A seven-day mourning period in the Dadu district was announced for all press clubs and journalist organisations, and a procession was held by Birhamani's colleagues to protest his murder and call for the punishment of his killers. Political parties like the Pakistan People's Party also participated. Afterward, two Lasharis were arrested for Birhamani's murder.

== Reactions ==
A march was held to protest Birhamani's murder, and hundreds of journalists participated. The Pakistan Federal Union of Journalists, the Pakistan Press Foundation, and the Committee to Protect Journalists joined together to demand an investigation into the murder.

Bob Dietz, program coordinator for the Committee to Protect Journalists, said: “We call for a swift and through investigation into the killing of Ghulam Rasool Birhamani. Pakistan has an abysmal record in prosecuting the killers of journalists. It is time for the authorities to solve at least one case to show that these murders will not be tolerated."

Reporters Without Borders issued the following statement: "It is deeply shocking that a journalist could be killed like this because he dared to criticise certain customs and to expose tribal or family rivalries. We support the various local organizations for the defense of journalists who have expressed their grief and solidarity after this vile murder and we call for a rigorous investigation to quickly find those responsible."

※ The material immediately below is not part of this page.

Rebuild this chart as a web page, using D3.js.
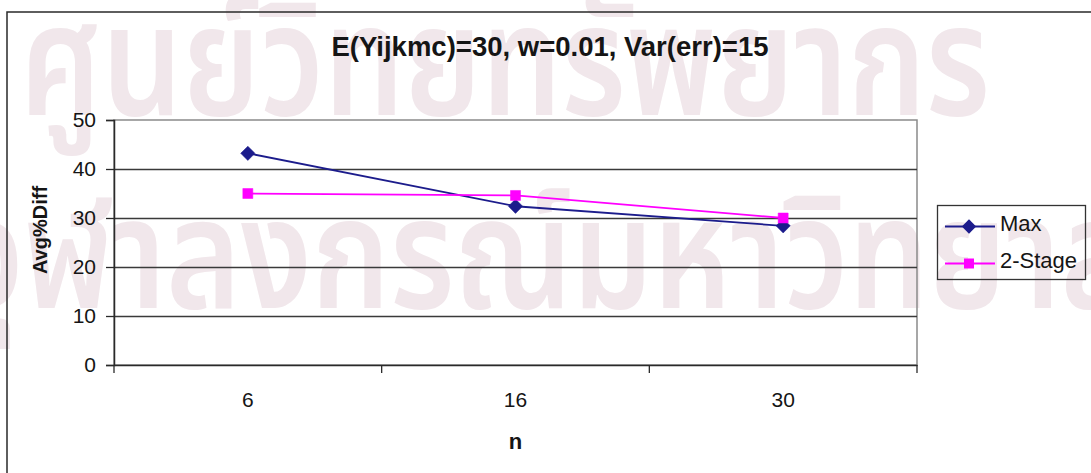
<!DOCTYPE html>
<html>
<head>
<meta charset="utf-8">
<script src="https://cdn.jsdelivr.net/npm/d3@7"></script>
<style>
  html, body { margin: 0; padding: 0; background: #ffffff; }
  svg { display: block; }
  text { font-family: Arial, "Liberation Sans", sans-serif; fill: #151515; }
</style>
</head>
<body>
<svg id="chart" width="1091" height="473"></svg>
<script>
// Chart data
const categories = ["6", "16", "30"];
const seriesNames = ["Max", "2-Stage"];
const maxValues = [43.2, 32.4, 28.4];
const twoStageValues = [35.0, 34.6, 30.0];
const yTicks = [0, 10, 20, 30, 40, 50];
const titleText = "E(Yijkmc)=30, w=0.01, Var(err)=15";
const xTitle = "n";
const yTitle = "Avg%Diff";
const watermarkLines = ["ศูนย์วิทยทรัพยากร", "จุฬาลงกรณ์มหาวิทยาลัย"];

const series = [
  { name: seriesNames[0], values: maxValues, color: "#1c1c8c", shape: d3.symbolDiamond2 },
  { name: seriesNames[1], values: twoStageValues, color: "#ff00ff", shape: d3.symbolSquare }
];

const svg = d3.select("#chart");
const plot = { left: 114, right: 917, top: 120, bottom: 365 };

// Pale background lettering
const wmFont = "'Noto Sans Thai', 'Tlwg Typo', 'Garuda', 'DejaVu Sans', sans-serif";
const wmRows = [
  { x: 20, y: 115, len: 970 },
  { x: -46, y: 308, len: 1259 }
];
svg.append("g").attr("class", "watermark")
  .selectAll("text")
  .data(watermarkLines)
  .join("text")
  .attr("x", (d, i) => wmRows[i].x).attr("y", (d, i) => wmRows[i].y)
  .attr("textLength", (d, i) => wmRows[i].len).attr("lengthAdjust", "spacingAndGlyphs")
  .style("font-family", wmFont)
  .style("font-weight", "600").style("font-size", "155px").style("fill", "#f1e7eb")
  .text(d => d);

// Outer chart frame
svg.append("rect")
  .attr("x", 7).attr("y", 12).attr("width", 1100).attr("height", 470)
  .attr("fill", "none").attr("stroke", "#2a2a2a").attr("stroke-width", 1.5);

// Scales
const x = d3.scaleBand().domain(categories).range([plot.left, plot.right]).padding(0);
const y = d3.scaleLinear().domain([0, 50]).range([plot.bottom, plot.top]);
const cx = d => x(d) + x.bandwidth() / 2;

// Plot area border
svg.append("rect")
  .attr("x", plot.left).attr("y", plot.top)
  .attr("width", plot.right - plot.left).attr("height", plot.bottom - plot.top)
  .attr("fill", "none").attr("stroke", "#8a8a8a").attr("stroke-width", 1.5);

// Horizontal gridlines
svg.append("g")
  .selectAll("line")
  .data(yTicks.filter(t => t > 0 && t < 50))
  .join("line")
  .attr("x1", plot.left).attr("x2", plot.right)
  .attr("y1", d => Math.round(y(d)) + 0.5).attr("y2", d => Math.round(y(d)) + 0.5)
  .attr("stroke", "#3a3a3a").attr("stroke-width", 1.3);

// Y axis
const yAxis = svg.append("g")
  .attr("transform", `translate(${plot.left},0)`)
  .call(d3.axisLeft(y).tickValues(yTicks).tickSize(8).tickPadding(10).tickFormat(d3.format("d")));
yAxis.select(".domain").attr("stroke", "#2a2a2a").attr("stroke-width", 1.5);
yAxis.selectAll(".tick line").attr("stroke", "#2a2a2a").attr("stroke-width", 1.3);
yAxis.selectAll(".tick text")
  .style("font-size", "21px").style("font-family", "Arial, 'Liberation Sans', sans-serif")
  .attr("fill", "#151515");

// X axis: labels centred in each category, tick marks on category boundaries
const xAxis = svg.append("g")
  .attr("transform", `translate(0,${plot.bottom})`)
  .call(d3.axisBottom(x).tickSize(0).tickPadding(27));
xAxis.select(".domain").attr("stroke", "#2a2a2a").attr("stroke-width", 1.5);
xAxis.selectAll(".tick text")
  .style("font-size", "21px").style("font-family", "Arial, 'Liberation Sans', sans-serif")
  .attr("fill", "#151515");
const boundaries = categories.map(c => x(c)).concat([x(categories[categories.length - 1]) + x.bandwidth()]);
xAxis.selectAll(".bnd")
  .data(boundaries)
  .join("line").attr("class", "bnd")
  .attr("x1", d => d).attr("x2", d => d)
  .attr("y1", 0).attr("y2", 8)
  .attr("stroke", "#2a2a2a").attr("stroke-width", 1.3);

// Series lines and markers
const line = d3.line().x((d, i) => cx(categories[i])).y(d => y(d));
series.forEach(s => {
  svg.append("path")
    .datum(s.values)
    .attr("d", line)
    .attr("fill", "none").attr("stroke", s.color).attr("stroke-width", 1.8);
  svg.append("g")
    .selectAll("path")
    .data(s.values)
    .join("path")
    .attr("transform", (d, i) => `translate(${cx(categories[i])},${y(d)})`)
    .attr("d", d3.symbol().type(s.shape).size(s.shape === d3.symbolSquare ? 100 : 130))
    .attr("fill", s.color).attr("stroke", s.color).attr("stroke-width", 0.5);
});

// Title
svg.append("text")
  .attr("x", 550).attr("y", 56)
  .attr("text-anchor", "middle")
  .style("font-size", "27.5px").style("font-weight", "bold")
  .text(titleText);

// Axis titles
svg.append("text")
  .attr("x", cx(categories[1])).attr("y", 449)
  .attr("text-anchor", "middle")
  .style("font-size", "22px").style("font-weight", "bold")
  .text(xTitle);
svg.append("text")
  .attr("transform", "translate(47,230) rotate(-90)")
  .attr("text-anchor", "middle")
  .style("font-size", "20px").style("font-weight", "bold")
  .text(yTitle);

// Legend
const legend = svg.append("g");
legend.append("rect")
  .attr("x", 937.5).attr("y", 205.5).attr("width", 148).attr("height", 74)
  .attr("fill", "none").attr("stroke", "#333").attr("stroke-width", 1.3);
const rows = [226.5, 263.5];
series.forEach((s, i) => {
  const g = legend.append("g").attr("transform", `translate(0,${rows[i]})`);
  g.append("line").attr("x1", 945).attr("x2", 995).attr("y1", 0).attr("y2", 0)
    .attr("stroke", s.color).attr("stroke-width", 1.8);
  g.append("path")
    .attr("transform", "translate(969,0)")
    .attr("d", d3.symbol().type(s.shape).size(s.shape === d3.symbolSquare ? 100 : 130))
    .attr("fill", s.color);
  g.append("text").attr("x", 1000).attr("y", 4)
    .style("font-size", "22px")
    .text(s.name);
});
</script>
</body>
</html>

Irina Bokova, who is the director-general of UNESCO, said: "I condemn the murder of Ghulam Rasool Birhamani. No society can allow violence to muzzle journalists while aspiring to uphold human rights and liberties, democracy and rule of law. Journalists are committed to report the truth as they see it. No effort must be spared to bring to justice those who seek to deprive us of our right to know what journalists have to say, and to agree or disagree with it."

== Career ==
Birhamani worked for over two decades for various Sindhi-language dailies, according to the journalists union. Before his death he was a reporter for the Daily Sindhu Hyderabad in Pakistan. He had previously reported on the conversion of minority Hindu girls to Islam, but his most recent scoop had been a story about child marriage.

== Personal ==
Birhamani is survived by a wife, two sons, and a daughter.

His name has been added to the Journalists Memorial, which is part of the Newseum, Washington, D.C.